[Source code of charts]
------------------------------------------------
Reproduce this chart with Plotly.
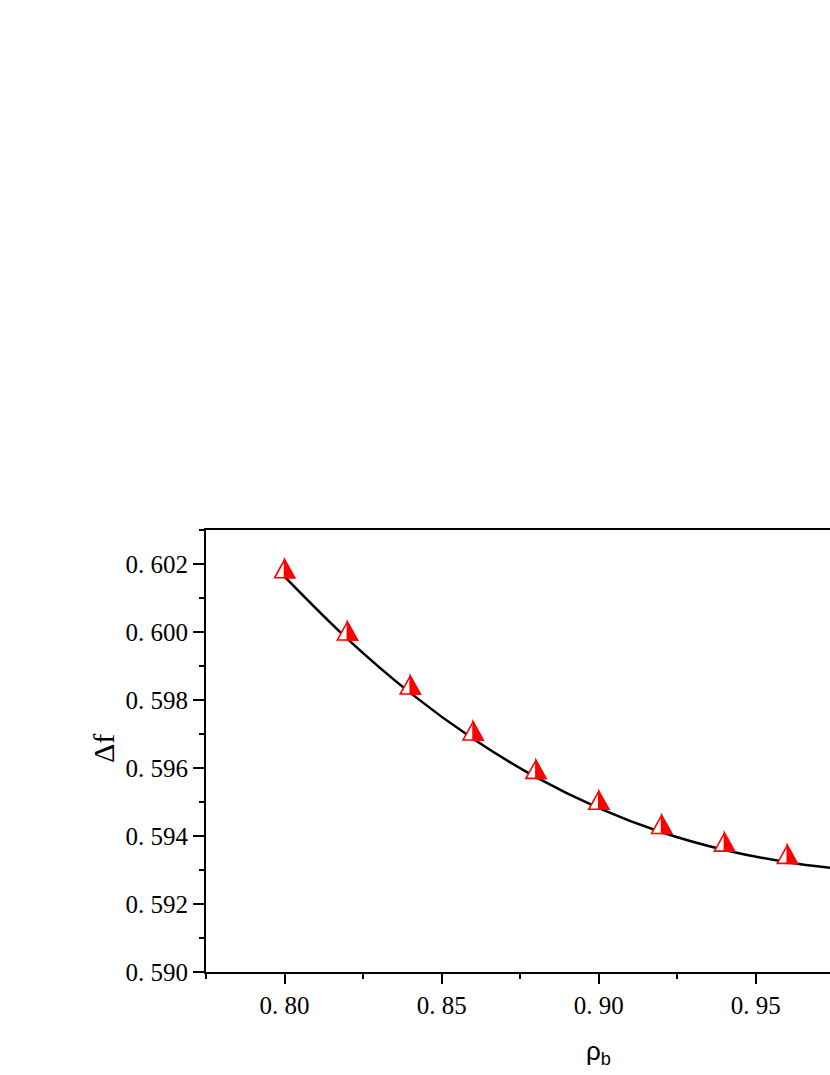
import plotly.graph_objects as go

# Data
rho_b = [0.80, 0.82, 0.84, 0.86, 0.88, 0.90, 0.92, 0.94, 0.96]
delta_f = [0.60186, 0.60003, 0.59844, 0.59709, 0.59596, 0.59505, 0.59434, 0.59382, 0.59346]

fit_x = [0.80, 0.82, 0.84, 0.86, 0.88, 0.90, 0.92, 0.94, 0.96, 0.98]
fit_y = [0.60163, 0.59980, 0.59821, 0.59686, 0.59573, 0.59482, 0.59411, 0.59359, 0.59323, 0.59300]

x_ticks = [0.80, 0.85, 0.90, 0.95]
x_ticktext = ["0. 80", "0. 85", "0. 90", "0. 95"]
x_minor = [0.775, 0.825, 0.875, 0.925]
y_ticks = [0.590, 0.592, 0.594, 0.596, 0.598, 0.600, 0.602]
y_ticktext = ["0. 590", "0. 592", "0. 594", "0. 596", "0. 598", "0. 600", "0. 602"]
y_minor = [0.591, 0.593, 0.595, 0.597, 0.599, 0.601, 0.603]

RED = "#ff0000"
TICKFONT = dict(family="Liberation Serif", size=25, color="black")

fig = go.Figure()

fig.add_trace(go.Scatter(
    x=fit_x, y=fit_y, mode="lines",
    line=dict(color="black", width=2.5, shape="spline", smoothing=1.0),
    hoverinfo="skip", showlegend=False,
))

# invisible markers for hover
fig.add_trace(go.Scatter(
    x=rho_b, y=delta_f, mode="markers",
    marker=dict(size=18, color="rgba(0,0,0,0)"),
    showlegend=False,
))

# half-filled triangle markers drawn as pixel-sized shapes anchored at data points
shapes = []
for xv, yv in zip(rho_b, delta_f):
    shapes.append(dict(
        type="path", xref="x", yref="y", xsizemode="pixel", ysizemode="pixel",
        xanchor=xv, yanchor=yv,
        path="M -10,-9 L 10,-9 L 0,9 Z",
        fillcolor="white", line=dict(color=RED, width=1.6), layer="above",
    ))
    shapes.append(dict(
        type="path", xref="x", yref="y", xsizemode="pixel", ysizemode="pixel",
        xanchor=xv, yanchor=yv,
        path="M 0,-9 L 10,-9 L 0,9 Z",
        fillcolor=RED, line=dict(color=RED, width=1.6), layer="above",
    ))

fig.update_layout(
    width=830, height=1075,
    margin=dict(l=206, r=0, t=530, b=103),
    paper_bgcolor="white", plot_bgcolor="white",
    showlegend=False,
    shapes=shapes,
    xaxis=dict(
        range=[0.775, 0.9736], showgrid=False, zeroline=False,
        showline=True, linecolor="black", linewidth=2, mirror=True,
        tickmode="array", tickvals=x_ticks, ticktext=x_ticktext,
        ticks="outside", ticklen=10, tickwidth=2, tickcolor="black",
        tickfont=TICKFONT,
        minor=dict(tickmode="array", tickvals=x_minor, ticks="outside",
                   ticklen=5, tickwidth=2, tickcolor="black", showgrid=False),
    ),
    yaxis=dict(
        range=[0.590, 0.603], showgrid=False, zeroline=False,
        showline=True, linecolor="black", linewidth=2, mirror=False,
        tickmode="array", tickvals=y_ticks, ticktext=y_ticktext,
        ticks="outside", ticklen=11, tickwidth=2, tickcolor="black",
        tickfont=TICKFONT,
        minor=dict(tickmode="array", tickvals=y_minor, ticks="outside",
                   ticklen=5, tickwidth=2, tickcolor="black", showgrid=False),
    ),
    annotations=[
        dict(text="Δf", xref="paper", yref="paper", x=-0.163, y=0.505,
             textangle=-90, showarrow=False, xanchor="center", yanchor="middle",
             font=dict(family="Liberation Serif", size=30, color="black")),
        dict(text="ρ<sub>b</sub>", xref="x", yref="paper", x=0.90, y=-0.183,
             showarrow=False, xanchor="center", yanchor="middle",
             font=dict(family="Liberation Sans", size=26, color="black")),
    ],
)

fig.write_html(
    "out.html",
    config={"displayModeBar": False},
    post_script="document.body.style.margin='0';document.body.style.overflow='hidden';",
)
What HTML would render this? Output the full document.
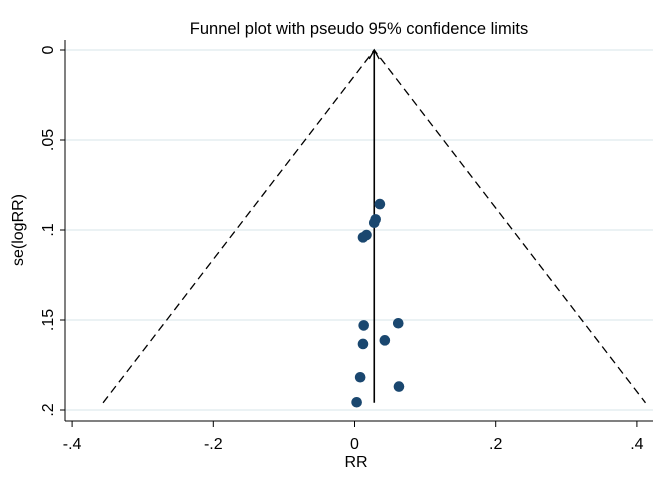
------------------------------------------------
• [What you need to do]
Transcribe every entry word for word, but omit the pictures.

• [Complete output]
Reproduce this chart with Plotly.
import plotly.graph_objects as go

# Data
rho_b = [0.80, 0.82, 0.84, 0.86, 0.88, 0.90, 0.92, 0.94, 0.96]
delta_f = [0.60186, 0.60003, 0.59844, 0.59709, 0.59596, 0.59505, 0.59434, 0.59382, 0.59346]

fit_x = [0.80, 0.82, 0.84, 0.86, 0.88, 0.90, 0.92, 0.94, 0.96, 0.98]
fit_y = [0.60163, 0.59980, 0.59821, 0.59686, 0.59573, 0.59482, 0.59411, 0.59359, 0.59323, 0.59300]

x_ticks = [0.80, 0.85, 0.90, 0.95]
x_ticktext = ["0. 80", "0. 85", "0. 90", "0. 95"]
x_minor = [0.775, 0.825, 0.875, 0.925]
y_ticks = [0.590, 0.592, 0.594, 0.596, 0.598, 0.600, 0.602]
y_ticktext = ["0. 590", "0. 592", "0. 594", "0. 596", "0. 598", "0. 600", "0. 602"]
y_minor = [0.591, 0.593, 0.595, 0.597, 0.599, 0.601, 0.603]

RED = "#ff0000"
TICKFONT = dict(family="Liberation Serif", size=25, color="black")

fig = go.Figure()

fig.add_trace(go.Scatter(
    x=fit_x, y=fit_y, mode="lines",
    line=dict(color="black", width=2.5, shape="spline", smoothing=1.0),
    hoverinfo="skip", showlegend=False,
))

# invisible markers for hover
fig.add_trace(go.Scatter(
    x=rho_b, y=delta_f, mode="markers",
    marker=dict(size=18, color="rgba(0,0,0,0)"),
    showlegend=False,
))

# half-filled triangle markers drawn as pixel-sized shapes anchored at data points
shapes = []
for xv, yv in zip(rho_b, delta_f):
    shapes.append(dict(
        type="path", xref="x", yref="y", xsizemode="pixel", ysizemode="pixel",
        xanchor=xv, yanchor=yv,
        path="M -10,-9 L 10,-9 L 0,9 Z",
        fillcolor="white", line=dict(color=RED, width=1.6), layer="above",
    ))
    shapes.append(dict(
        type="path", xref="x", yref="y", xsizemode="pixel", ysizemode="pixel",
        xanchor=xv, yanchor=yv,
        path="M 0,-9 L 10,-9 L 0,9 Z",
        fillcolor=RED, line=dict(color=RED, width=1.6), layer="above",
    ))

fig.update_layout(
    width=830, height=1075,
    margin=dict(l=206, r=0, t=530, b=103),
    paper_bgcolor="white", plot_bgcolor="white",
    showlegend=False,
    shapes=shapes,
    xaxis=dict(
        range=[0.775, 0.9736], showgrid=False, zeroline=False,
        showline=True, linecolor="black", linewidth=2, mirror=True,
        tickmode="array", tickvals=x_ticks, ticktext=x_ticktext,
        ticks="outside", ticklen=10, tickwidth=2, tickcolor="black",
        tickfont=TICKFONT,
        minor=dict(tickmode="array", tickvals=x_minor, ticks="outside",
                   ticklen=5, tickwidth=2, tickcolor="black", showgrid=False),
    ),
    yaxis=dict(
        range=[0.590, 0.603], showgrid=False, zeroline=False,
        showline=True, linecolor="black", linewidth=2, mirror=False,
        tickmode="array", tickvals=y_ticks, ticktext=y_ticktext,
        ticks="outside", ticklen=11, tickwidth=2, tickcolor="black",
        tickfont=TICKFONT,
        minor=dict(tickmode="array", tickvals=y_minor, ticks="outside",
                   ticklen=5, tickwidth=2, tickcolor="black", showgrid=False),
    ),
    annotations=[
        dict(text="Δf", xref="paper", yref="paper", x=-0.163, y=0.505,
             textangle=-90, showarrow=False, xanchor="center", yanchor="middle",
             font=dict(family="Liberation Serif", size=30, color="black")),
        dict(text="ρ<sub>b</sub>", xref="x", yref="paper", x=0.90, y=-0.183,
             showarrow=False, xanchor="center", yanchor="middle",
             font=dict(family="Liberation Sans", size=26, color="black")),
    ],
)

fig.write_html(
    "out.html",
    config={"displayModeBar": False},
    post_script="document.body.style.margin='0';document.body.style.overflow='hidden';",
)
What HTML would render this? Output the full document.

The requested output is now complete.